Norman and Midge actually made a contrast between the left’s refusal to condemn, shun and push Vidal away from being a respected writer and Buckley’s readiness to accommodate them by getting rid of Sobran. It was kind of his main point. I guess their point was that Republicans and conservatives were not anti-semitic, but the left tolerates anti-semitsim. That was part of the polemical charge. It wasn’t a big issue to me.
Anyway, I guess maybe 5 years after that I was working as an editor and columnist for the New York Post and I had to write a column every week, after work. I had noticed an item in the paper during the 1992 Democratic primary that Gore Vidal was some kind of adviser to Jerry Brown, in talking about infrastructure and high speed rapid transit and things like that. I was sort of pro Clinton, but I didn’t have a strong preference, and I thought I could write a column, and the column could write itself. I would get Commentary to fax over the old copy of their essay, which they of course did quickly. So I wrote like an 800 word newspaper column based largely on the points that Midge and Norman had leveled years ago and I said, What is Jerry Brown going to do about this, why is he going to take advice from Vidal?
I was so lazy, I thought, I can write this column and be home for dinner at 9:30. I started after the paper had gone to bed at 530 or 6. And everybody praised it. I first got a whiff that if you’re named McConnell and you accuse someone of antisemitism, people say, Yay! Yeah, go for it.
And Jerry Brown severed Vidal from his campaign.
Q. He did?
He did. And some pretty significant New York radio station dragged poor Victor Navasky who had gone thru the woods on this issue 8 years before to debate me. I feel sorry for Victor. We went on the radio. Because there’s an infinite media market for accusations of anti-semitism, which I began to sense then.

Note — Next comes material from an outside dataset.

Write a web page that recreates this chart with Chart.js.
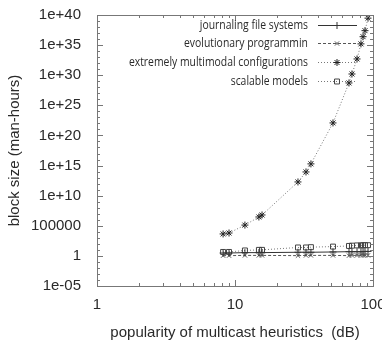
<!DOCTYPE html>
<html>
<head>
<meta charset="utf-8">
<script src="https://cdn.jsdelivr.net/npm/chart.js@4.4.1/dist/chart.umd.min.js"></script>
<style>
html,body{margin:0;padding:0;background:#fff}
</style>
</head>
<body>
<canvas id="chart" width="382" height="342"></canvas>
<script>
// data
const xVals=[8.2,9.05,11.8,14.9,15.7,28.6,32.7,35.5,51.3,67,70.4,76.6,81.8,84.7,87.5,92];
const journaling=[3,3,3.5,3.5,3.5,4,4,4,4.5,5,5,5,5,5,5.5,5.5];
const evolutionary=[1.1,1.1,1.2,1.2,1.2,1.1,1.2,1.2,1.2,1.1,1.2,1.2,1.2,1.2,1.2,1.2];
const multimodal=[4.4e3,6.3e3,1.3e5,2.9e6,6.2e6,1.9e12,8.7e13,1.9e15,1.2e22,5.2e28,1.6e30,5e32,1.6e35,2.5e36,2.5e37,3e39];
const scalable=[4.5,4.5,8,10,10,25,25,28,35,45,50,55,55,60,60,60];
const seriesNames=["journaling file systems","evolutionary programmin","extremely multimodal configurations","scalable models"];
const xTickVals=[1,10,100];
const xTickLabels=["1","10","100"];
const yTickVals=[1e-5,1,1e5,1e10,1e15,1e20,1e25,1e30,1e35,1e40];
const yTickLabels=["1e-05","1","100000","1e+10","1e+15","1e+20","1e+25","1e+30","1e+35","1e+40"];

function pts(arr){
return xVals.map((x,i)=>({x:x,y:arr[i]}));
}

const ink="#2a2a2a";
const fam="'Liberation Sans',Arial,sans-serif";

// box, inward ticks and minor ticks like gnuplot
const frame={
id:"frame",
afterDatasetsDraw(chart){
const ctx=chart.ctx;
const a=chart.chartArea;
const xs=chart.scales.x, ys=chart.scales.y;
ctx.save();
ctx.strokeStyle="#777";
ctx.lineWidth=1;
ctx.strokeRect(a.left+0.5,a.top+0.5,a.right-a.left,a.bottom-a.top);
ctx.beginPath();
// y ticks every decade, major every 5
for(let e=-5;e<=40;e++){
const y=Math.round(ys.getPixelForValue(Math.pow(10,e)))+0.5;
const len=(e%5===0)?6:3;
ctx.moveTo(a.left,y);ctx.lineTo(a.left+len,y);
ctx.moveTo(a.right,y);ctx.lineTo(a.right-len,y);
}
// x ticks
for(let d=1;d<=10;d*=10){
for(let m=1;m<=9;m++){
const v=d*m;
if(v>100)break;
const x=Math.round(xs.getPixelForValue(v))+0.5;
const len=(m===1)?6:3;
ctx.moveTo(x,a.bottom);ctx.lineTo(x,a.bottom-len);
ctx.moveTo(x,a.top);ctx.lineTo(x,a.top+len);
}
}
ctx.stroke();

// legend inside the plot, narrow text
const rows=[25,43,62,81];
ctx.font="13px 'Open Sans',sans-serif";
ctx.textAlign="right";
ctx.textBaseline="middle";
chart.data.datasets.forEach((ds,i)=>{
const y=rows[i];
ctx.fillStyle=ink;
const w=ctx.measureText(ds.label).width;
ctx.fillText(ds.label,308,y,w*0.8);
ctx.beginPath();
ctx.setLineDash(ds.borderDash||[]);
ctx.strokeStyle=ds.borderColor;
ctx.lineWidth=1;
ctx.moveTo(318,y+0.5);ctx.lineTo(357,y+0.5);
ctx.stroke();
ctx.setLineDash([]);
ctx.strokeStyle=ds.pointBorderColor;
ctx.fillStyle=ds.pointBackgroundColor;
Chart.helpers.drawPoint(ctx,{pointStyle:ds.pointStyle,radius:ds.pointRadius,borderWidth:1,rotation:0},337,y+0.5);
});
ctx.restore();
}
};

const ctx=document.getElementById("chart").getContext("2d");

new Chart(ctx,{
type:"scatter",
data:{
datasets:[
{
label:seriesNames[0],
data:pts(journaling),
showLine:true,
borderColor:"#333",
borderWidth:1,
pointStyle:"cross",
pointRadius:3.5,
pointBorderColor:"#333",
pointBackgroundColor:"#333"
},
{
label:seriesNames[1],
data:pts(evolutionary),
showLine:true,
borderColor:"#555",
borderWidth:1,
borderDash:[3,2],
pointStyle:"crossRot",
pointRadius:3,
pointBorderColor:"#555",
pointBackgroundColor:"#555"
},
{
label:seriesNames[2],
data:pts(multimodal),
showLine:true,
borderColor:"#777",
borderWidth:1,
borderDash:[1,2],
pointStyle:"star",
pointRadius:3.5,
pointBorderColor:"#222",
pointBackgroundColor:"#222"
},
{
label:seriesNames[3],
data:pts(scalable),
showLine:true,
borderColor:"#777",
borderWidth:1,
borderDash:[1,2],
pointStyle:"rect",
pointRadius:3.5,
pointBorderColor:"#444",
pointBackgroundColor:"rgba(0,0,0,0)"
}
]
},
plugins:[frame],
options:{
responsive:false,
animation:false,
devicePixelRatio:1,
layout:{autoPadding:false,padding:{left:4,right:9,top:15,bottom:0}},
plugins:{legend:{display:false},tooltip:{enabled:false}},
scales:{
x:{
type:"logarithmic",
min:1,max:100,
grid:{display:false},
border:{display:false},
afterBuildTicks:s=>{s.ticks=xTickVals.map(v=>({value:v}));},
afterFit:s=>{s.height=56;s.paddingLeft=0;s.paddingRight=0;},
ticks:{
color:ink,
font:{family:fam,size:15},
padding:2,
maxRotation:0,
callback:(v,i)=>xTickLabels[i]
},
title:{
display:true,
text:"popularity of multicast heuristics  (dB)",
color:ink,
font:{family:fam,size:15},
padding:{top:2,bottom:0}
}
},
y:{
type:"logarithmic",
min:1e-5,max:1e40,
grid:{display:false},
border:{display:false},
afterBuildTicks:s=>{s.ticks=yTickVals.map(v=>({value:v}));},
afterFit:s=>{s.width=93;s.paddingTop=0;s.paddingBottom=0;},
ticks:{
color:ink,
font:{family:fam,size:15},
padding:8,
callback:(v,i)=>yTickLabels[i]
},
title:{
display:true,
text:"block size (man-hours)",
color:ink,
font:{family:fam,size:15},
padding:{top:2,bottom:0}
}
}
}
}
});
</script>
</body>
</html>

Alright. So if you fast forward after that, I began to be more seriously thinking about Israel and Palestine, I came to realize that– Vidal wrote in such a way that I wouldn’t write it, but a lot of his key points were right. Midge and Norman and their magazine had consistently been pushing for more militaristic US policies and war, particularly in the Mideast. Vidal was right about that. And they do have a kind of divided loyalty. I don’t know the formal question of, do you have joint citizenship. But I know Norman, I used to know Norman pretty well, and he sees everything through the lens of what’s good for Israel, and all the neocons do. So Vidal was picking away at the scab, and he was doing it in an overly polemical and noncareful way, but there was a lot of truth in what he was saying, and I wasn’t immersed enough in the story in the 80s to think about that.
When he died I wrote a piece saying I wish I’d had a chance to apologize and explain what I thought then and now.